**Written task:**
Retype only what runs from the beginning of the data through the line with "(0,0) rectangle (611,850);"; please omit the pictures and keep every line exact.

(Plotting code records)
>>>

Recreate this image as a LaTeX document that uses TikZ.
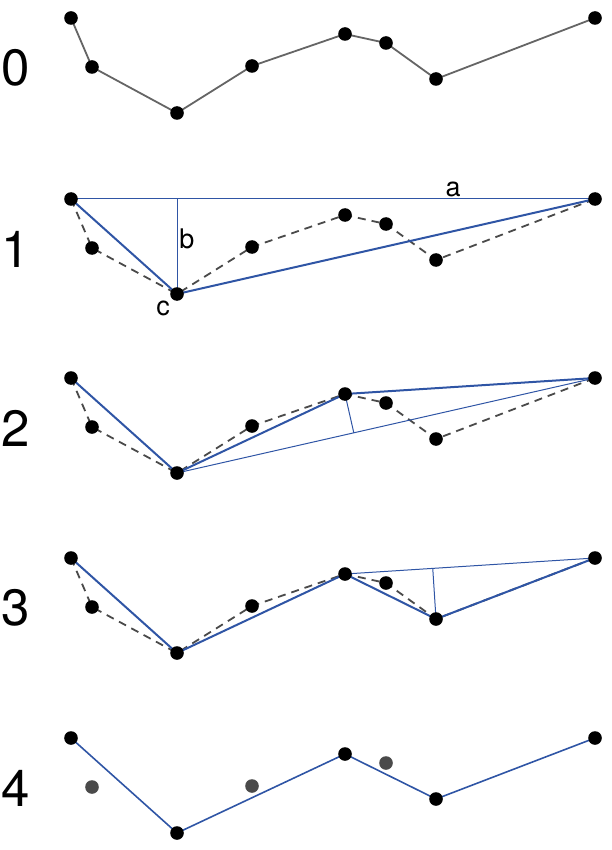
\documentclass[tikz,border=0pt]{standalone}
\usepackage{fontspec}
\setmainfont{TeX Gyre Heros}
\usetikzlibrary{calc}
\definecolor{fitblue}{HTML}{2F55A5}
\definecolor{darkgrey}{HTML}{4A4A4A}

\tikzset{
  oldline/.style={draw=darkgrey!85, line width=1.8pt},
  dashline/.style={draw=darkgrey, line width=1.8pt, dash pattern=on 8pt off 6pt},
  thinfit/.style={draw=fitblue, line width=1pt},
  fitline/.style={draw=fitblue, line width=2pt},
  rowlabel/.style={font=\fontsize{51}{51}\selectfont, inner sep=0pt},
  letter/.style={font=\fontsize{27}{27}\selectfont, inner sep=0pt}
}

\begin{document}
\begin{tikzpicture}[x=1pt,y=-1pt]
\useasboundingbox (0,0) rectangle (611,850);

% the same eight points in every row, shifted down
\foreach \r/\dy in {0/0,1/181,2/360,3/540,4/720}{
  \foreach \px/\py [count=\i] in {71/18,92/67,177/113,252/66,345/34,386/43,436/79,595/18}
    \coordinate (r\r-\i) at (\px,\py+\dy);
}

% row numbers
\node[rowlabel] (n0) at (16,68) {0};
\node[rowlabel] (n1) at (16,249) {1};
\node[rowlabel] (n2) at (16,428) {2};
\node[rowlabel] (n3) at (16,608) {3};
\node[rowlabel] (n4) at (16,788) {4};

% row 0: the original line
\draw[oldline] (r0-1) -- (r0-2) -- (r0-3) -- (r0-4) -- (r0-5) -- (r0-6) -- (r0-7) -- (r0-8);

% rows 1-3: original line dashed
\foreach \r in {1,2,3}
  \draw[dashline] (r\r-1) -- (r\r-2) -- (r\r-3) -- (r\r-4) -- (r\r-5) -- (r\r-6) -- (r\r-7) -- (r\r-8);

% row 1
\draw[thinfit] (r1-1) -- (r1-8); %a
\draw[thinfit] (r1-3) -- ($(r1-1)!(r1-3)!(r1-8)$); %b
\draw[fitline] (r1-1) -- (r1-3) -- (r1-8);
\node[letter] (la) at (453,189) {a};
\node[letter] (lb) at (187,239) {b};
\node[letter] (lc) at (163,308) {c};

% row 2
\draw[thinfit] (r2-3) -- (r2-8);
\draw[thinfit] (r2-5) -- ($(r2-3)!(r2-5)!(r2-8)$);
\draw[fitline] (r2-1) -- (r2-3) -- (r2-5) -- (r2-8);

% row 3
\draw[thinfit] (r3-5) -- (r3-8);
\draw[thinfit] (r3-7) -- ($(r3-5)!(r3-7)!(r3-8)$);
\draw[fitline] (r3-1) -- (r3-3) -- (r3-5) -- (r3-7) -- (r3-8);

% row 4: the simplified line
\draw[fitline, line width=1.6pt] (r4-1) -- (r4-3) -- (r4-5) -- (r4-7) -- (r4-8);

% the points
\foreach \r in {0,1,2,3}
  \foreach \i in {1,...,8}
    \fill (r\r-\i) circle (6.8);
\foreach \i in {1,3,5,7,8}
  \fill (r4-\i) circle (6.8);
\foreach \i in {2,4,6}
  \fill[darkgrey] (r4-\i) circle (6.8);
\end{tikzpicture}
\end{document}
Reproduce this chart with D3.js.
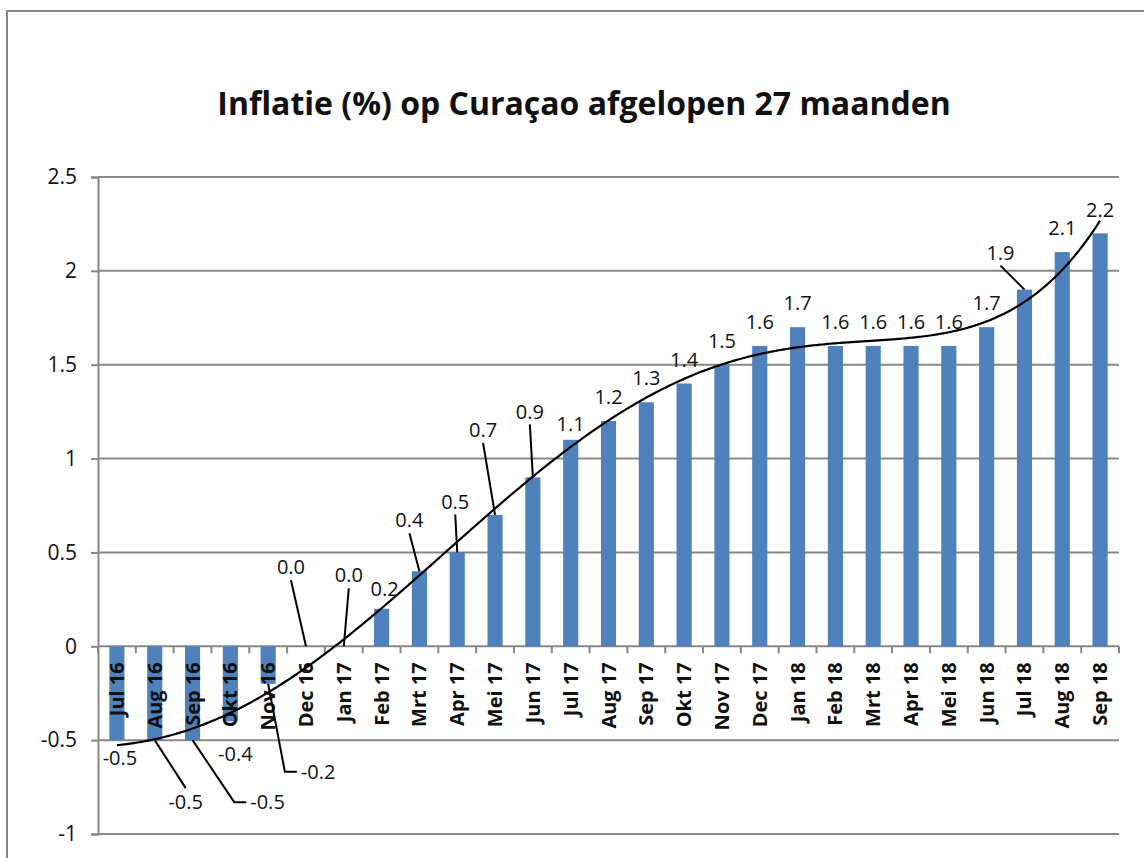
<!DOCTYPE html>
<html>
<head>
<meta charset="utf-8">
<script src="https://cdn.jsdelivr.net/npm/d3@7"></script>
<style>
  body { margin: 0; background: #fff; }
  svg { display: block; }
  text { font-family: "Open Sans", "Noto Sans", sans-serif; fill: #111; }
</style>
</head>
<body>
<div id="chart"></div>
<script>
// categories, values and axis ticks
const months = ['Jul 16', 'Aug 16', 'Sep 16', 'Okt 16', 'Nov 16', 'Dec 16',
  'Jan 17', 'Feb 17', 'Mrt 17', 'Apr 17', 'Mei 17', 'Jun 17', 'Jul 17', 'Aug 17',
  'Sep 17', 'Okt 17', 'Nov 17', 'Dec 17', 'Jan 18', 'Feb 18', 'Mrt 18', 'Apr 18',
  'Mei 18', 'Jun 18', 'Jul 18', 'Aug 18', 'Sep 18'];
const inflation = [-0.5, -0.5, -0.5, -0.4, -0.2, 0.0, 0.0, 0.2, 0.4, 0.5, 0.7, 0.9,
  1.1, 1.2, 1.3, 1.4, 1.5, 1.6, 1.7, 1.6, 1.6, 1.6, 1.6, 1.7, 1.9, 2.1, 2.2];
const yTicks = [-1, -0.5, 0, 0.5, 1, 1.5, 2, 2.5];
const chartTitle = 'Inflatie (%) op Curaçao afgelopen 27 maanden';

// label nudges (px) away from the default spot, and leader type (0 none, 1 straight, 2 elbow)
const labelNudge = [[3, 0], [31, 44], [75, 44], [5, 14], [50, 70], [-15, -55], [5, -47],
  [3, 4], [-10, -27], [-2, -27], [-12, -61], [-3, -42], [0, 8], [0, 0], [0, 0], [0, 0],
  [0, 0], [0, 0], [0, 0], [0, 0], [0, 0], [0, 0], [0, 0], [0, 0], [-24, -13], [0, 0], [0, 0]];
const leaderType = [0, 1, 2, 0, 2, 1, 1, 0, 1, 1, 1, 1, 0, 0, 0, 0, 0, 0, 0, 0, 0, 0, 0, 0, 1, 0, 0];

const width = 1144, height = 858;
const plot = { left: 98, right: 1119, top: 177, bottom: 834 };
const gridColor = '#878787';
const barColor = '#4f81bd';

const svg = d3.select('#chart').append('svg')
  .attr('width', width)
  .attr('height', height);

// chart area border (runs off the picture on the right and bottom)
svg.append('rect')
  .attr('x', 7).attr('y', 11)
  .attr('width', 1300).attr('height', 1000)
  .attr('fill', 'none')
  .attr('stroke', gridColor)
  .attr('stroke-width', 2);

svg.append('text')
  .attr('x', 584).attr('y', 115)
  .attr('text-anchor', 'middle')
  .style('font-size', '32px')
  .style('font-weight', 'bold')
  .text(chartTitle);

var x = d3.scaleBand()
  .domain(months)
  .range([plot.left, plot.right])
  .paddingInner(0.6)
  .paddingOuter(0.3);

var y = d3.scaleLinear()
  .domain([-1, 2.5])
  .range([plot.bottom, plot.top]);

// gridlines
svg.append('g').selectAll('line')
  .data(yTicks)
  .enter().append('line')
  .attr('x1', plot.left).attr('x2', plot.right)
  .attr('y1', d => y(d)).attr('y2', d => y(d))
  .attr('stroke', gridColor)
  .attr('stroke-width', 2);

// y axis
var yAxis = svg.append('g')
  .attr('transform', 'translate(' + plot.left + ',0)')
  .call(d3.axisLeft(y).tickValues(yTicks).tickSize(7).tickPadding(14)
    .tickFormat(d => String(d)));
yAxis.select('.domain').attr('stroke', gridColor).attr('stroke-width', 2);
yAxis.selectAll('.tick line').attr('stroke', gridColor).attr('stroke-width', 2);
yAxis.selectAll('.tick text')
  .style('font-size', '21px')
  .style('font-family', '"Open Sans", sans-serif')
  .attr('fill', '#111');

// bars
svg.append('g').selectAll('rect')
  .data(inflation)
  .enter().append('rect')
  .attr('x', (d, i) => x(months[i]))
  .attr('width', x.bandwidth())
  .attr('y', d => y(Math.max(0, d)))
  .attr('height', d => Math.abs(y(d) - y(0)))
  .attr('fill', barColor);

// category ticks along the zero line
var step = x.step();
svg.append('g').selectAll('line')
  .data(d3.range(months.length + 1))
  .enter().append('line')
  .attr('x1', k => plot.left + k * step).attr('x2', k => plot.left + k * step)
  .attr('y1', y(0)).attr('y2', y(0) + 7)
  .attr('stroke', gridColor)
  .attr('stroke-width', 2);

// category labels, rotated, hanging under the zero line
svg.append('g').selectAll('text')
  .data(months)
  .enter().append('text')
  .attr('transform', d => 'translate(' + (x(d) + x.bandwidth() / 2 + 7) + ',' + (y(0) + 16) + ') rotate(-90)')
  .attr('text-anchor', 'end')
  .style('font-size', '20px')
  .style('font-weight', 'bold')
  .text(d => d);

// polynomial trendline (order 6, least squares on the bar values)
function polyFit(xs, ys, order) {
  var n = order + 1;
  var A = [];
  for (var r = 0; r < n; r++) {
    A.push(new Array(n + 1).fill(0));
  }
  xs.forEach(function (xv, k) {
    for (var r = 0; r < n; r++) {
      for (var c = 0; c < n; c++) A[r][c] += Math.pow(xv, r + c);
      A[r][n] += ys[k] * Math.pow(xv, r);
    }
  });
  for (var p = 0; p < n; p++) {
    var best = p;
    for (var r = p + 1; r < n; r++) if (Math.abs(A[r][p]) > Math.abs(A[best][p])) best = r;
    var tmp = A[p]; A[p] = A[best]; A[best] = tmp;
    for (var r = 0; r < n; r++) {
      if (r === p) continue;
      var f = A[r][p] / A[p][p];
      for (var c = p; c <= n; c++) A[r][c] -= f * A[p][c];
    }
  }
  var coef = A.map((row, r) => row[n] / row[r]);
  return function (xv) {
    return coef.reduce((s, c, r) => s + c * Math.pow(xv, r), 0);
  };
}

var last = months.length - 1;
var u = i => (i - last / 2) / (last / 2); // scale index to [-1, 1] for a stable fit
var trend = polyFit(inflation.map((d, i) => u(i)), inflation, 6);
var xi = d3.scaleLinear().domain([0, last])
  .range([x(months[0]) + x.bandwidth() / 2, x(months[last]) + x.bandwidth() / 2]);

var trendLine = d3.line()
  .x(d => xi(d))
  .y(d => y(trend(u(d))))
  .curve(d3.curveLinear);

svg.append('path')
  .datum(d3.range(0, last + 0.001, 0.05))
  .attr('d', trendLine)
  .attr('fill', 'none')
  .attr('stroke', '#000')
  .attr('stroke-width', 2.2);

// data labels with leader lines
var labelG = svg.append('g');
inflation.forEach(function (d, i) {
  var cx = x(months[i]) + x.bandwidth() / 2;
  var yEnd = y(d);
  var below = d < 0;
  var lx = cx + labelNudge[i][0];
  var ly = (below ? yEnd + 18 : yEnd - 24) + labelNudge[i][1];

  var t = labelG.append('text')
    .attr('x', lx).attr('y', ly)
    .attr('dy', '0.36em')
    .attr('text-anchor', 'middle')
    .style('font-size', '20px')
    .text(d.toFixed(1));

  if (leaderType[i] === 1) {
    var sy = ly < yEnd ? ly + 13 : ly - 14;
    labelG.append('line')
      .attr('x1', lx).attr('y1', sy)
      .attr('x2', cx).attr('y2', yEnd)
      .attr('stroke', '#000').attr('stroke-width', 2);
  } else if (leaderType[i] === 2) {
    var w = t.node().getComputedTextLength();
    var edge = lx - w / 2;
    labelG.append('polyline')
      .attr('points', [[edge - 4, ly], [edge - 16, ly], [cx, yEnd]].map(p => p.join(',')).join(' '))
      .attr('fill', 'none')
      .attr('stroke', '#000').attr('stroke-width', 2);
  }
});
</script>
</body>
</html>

<<<

**Answer to the exercise:**
Recreate this image as a LaTeX document that uses TikZ.
\documentclass[tikz,border=0pt]{standalone}
\usepackage{fontspec}
\setmainfont{TeX Gyre Heros}
\usetikzlibrary{calc}
\definecolor{fitblue}{HTML}{2F55A5}
\definecolor{darkgrey}{HTML}{4A4A4A}

\tikzset{
  oldline/.style={draw=darkgrey!85, line width=1.8pt},
  dashline/.style={draw=darkgrey, line width=1.8pt, dash pattern=on 8pt off 6pt},
  thinfit/.style={draw=fitblue, line width=1pt},
  fitline/.style={draw=fitblue, line width=2pt},
  rowlabel/.style={font=\fontsize{51}{51}\selectfont, inner sep=0pt},
  letter/.style={font=\fontsize{27}{27}\selectfont, inner sep=0pt}
}

\begin{document}
\begin{tikzpicture}[x=1pt,y=-1pt]
\useasboundingbox (0,0) rectangle (611,850);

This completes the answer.